Good Action Defined By WCAB
- Posted By: Harvey Brown
- May 1, 2001
The Workers’ Compensation-Appeals Board (WCAB) recently issued an Opinion and Decision After Reconsideration (En.Banc) defining a good faith personnel defense in a psychiatric case. The applicant was a salesman and was assigned a territory with his employer. Before taking a vacation/leave of absence the applicant filed a workers’ compensation claim for orthopedic and psychiatric injury. The applicant alleged his supervisor harassed and discriminated against him.
At the trial AOE-COE was raised as an issue. The defense of a good faith personnel action pursuant to Labor Code section 3208.3 (h) was raised. The only witness at the hearing was the applicant. The matter was taken off calendar for further medical and then another hearing took place in which, the applicant’s supervisor testified.
The Workers’ Compensation Judge (WCJ) found the psychiatric injury compensable and determined there was no good faith personnel defense. Thus, this is the decision on appeal.
The first issue to decide in a psychiatric case is whether actual events of employment are involved in the allegation. This is not a medical issue and cannot be decided by medical opinion. This is a legal/factual determination to be made by the trier of fact, the WCJ.
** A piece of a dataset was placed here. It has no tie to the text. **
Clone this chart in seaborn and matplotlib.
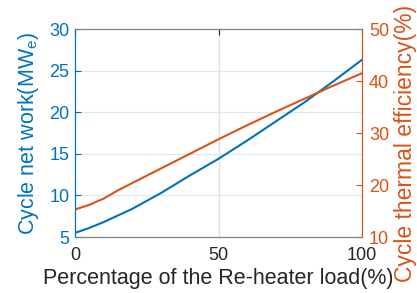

The next determination is whether these actual events were the predominant cause of the psychiatric injury. This is a medical determination. This requires competent medical evidence. Labor Code section 3208.3 states the causation threshold is either (a) predominant as to all causes combined or(b) substantial cause where the injury resulted from a violent act. Predominant as to all causes was not defined in the code, but judicially interpreted to mean that the work cause was greater than 50% of all causes. Substantial cause is defined in the Code as at least 35-40% of all sources combined.
If the foregoing are found then the WCJ must determine whether the actual events of employment were personnel actions. If so, it must be determined whether they were lawful, nondiscriminatory and in good faith. This is a legal/factual determination to be made by the WCJ, not the psychiatrist. This opinion cites other cases for guidelines in making this determination.
Finally, if there is a lawful, nondiscriminatory, good faith personnel action there must be medical evidence that such personnel actions were a substantial cause (35 to 40% of the injury). The physician must first determine if the actual- events of employment were greater than 50% of the cause of injury. The physician must then determine whether personnel actions were a substantial cause (35 to 40%). The WCJ must then articulate all of the findings addressing all the issues in the decision.